In recent weeks, the saga over the fate of JCPenney has been all over the media and advertising industry trade publications, most recently with a warranty spat involving a customer unhappy with a defective engagement ring. We’ve been tracking the situation and decided to dig into the history of the brand and its founder, James Cash Penney, to look for opportunities for the brand to realign itself with the values that propelled its emergence as a retail icon. It turns out that Mr. Penney was a quintessential American businessman who created a wildly successful company by always keeping his customers’ needs at the forefront of his thinking, and by always abiding by The Golden Rule. Indeed his very first stores were called The Golden Rule Stores.
JCPenney is firmly entrenched in middle class American heritage, largely due to its procurement of quality goods which it has a history of offering at affordable prices, which fulfills the needs of the majority of American families. They are not a high fashion brand, nor are they a cheap discount brand. On the contrary, the focus on quality merchandise and superior customer service has allowed them to flourish without skewing to either extreme, at least historically.
The north star that once guided the company appears to have grown dim or perhaps been lost in recent years. Wild changes in leadership, pricing strategies, messaging, etc. have left employees and customers confused, disillusioned, and in some cases angry. Who can blame them? They don’t know what JCPenney stands for anymore. It’s questionable whether or not JCPenney itself knows what it stands for.
Revisiting the history of what made this brand great reveals opportunities for a compelling brand turnaround story. Below is a fictional letter we wrote from the late James Cash Penney. It represents what we believe he would have to say to the leadership of the company if he were alive today. Perhaps by honoring the memory of this great American businessman, ideas can be sparked that will lead this brand back down the path to greatness.
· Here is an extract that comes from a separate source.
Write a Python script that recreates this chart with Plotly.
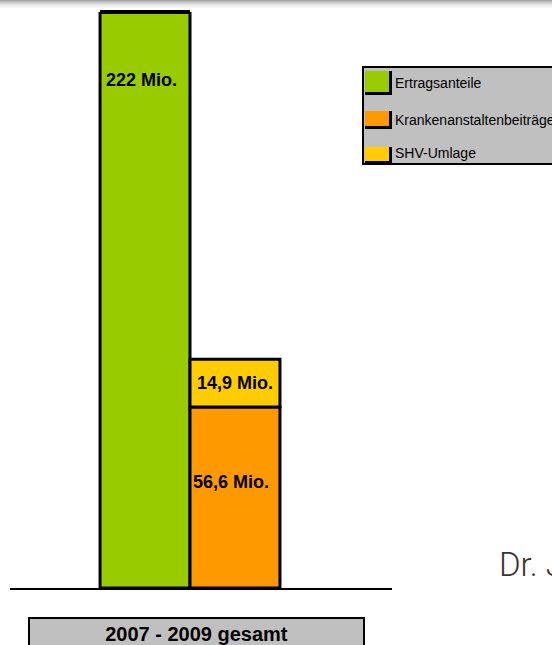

Dear JCPenney Board and Management,
When I started JCPenney over 100 years ago, I believed that doing the right thing for our customers was essential to success. In fact, treating our customers with respect is how we grew from a single store in Wyoming to over 2,000 stores nationwide at our peak. I always believed in people and provided opportunities for our employees to move up and thrive in management positions if they wanted to work for it.
It was always important to be a solid member of the communities where we conducted business, which is why we grew to be the size we did. Because we respected and helped to strengthen the communities we served, people in those communities became loyal customers. As I once said, a merchant who approaches business with the idea of serving the public well has nothing to fear from the competition. I still believe that, and wish JCPenney would get back to living and breathing that principle.
Times change, of course, but one constant that I believe should be unwavering is the commitment to serve the public well. To do this, you need to understand those whom you serve. Sometimes the easy answers are not the right answers, and getting to know the people you serve requires more listening and less talking. It’s not enough to just say you’re listening; you have to actually go out and connect with people face to face and discover the things they care about. And of course, when you make a mistake, own up to it and make things right. Always stand by your word.
When I look at the situation facing our nation today, I wonder how people across the country can make ends meet in the midst of the challenging economy and seemingly endless desire to have bigger, more expensive things. Middle class Americans are struggling and I believe JCPenney has a vital role to play in helping these people provide for their families and realize the American dream – a dream that was central to the founding of the company way back in 1902.
“Fair & Square” means more than just the price of goods in the store – it’s a bigger theme that includes the concerns of employees, vendors, and of course the people in the communities where JCPenney conducts business. I’d love to see a return to respect for American-made goods that helps to boost local communities by providing jobs for the American middle class. I believe the value of those jobs and the goods that are produced are clearly superior and can be priced fairly while still being profitable. I think it’s up to JCPenney to take a stand here and give customers the opportunity to support reinvestment in our local communities while purchasing quality goods for their families.
Things are definitely different than they were over 100 years ago, but certain principles are timeless. Following the Golden Rule is still a winning strategy and honoring the customer is just plain smart business. I once remarked that the art of effective listening is essential to clear communication, and clear communication is necessary to management success. This has never been more true than it is now, and I hope the management of JCPenney will get back to this way of thinking in the months and years ahead.
I’m proud of what we built with JCPenney and proud to have been part of the fabric of this great nation all these years. Hopefully this legacy will live on as a new generation picks up the torch and blazes the trail forward.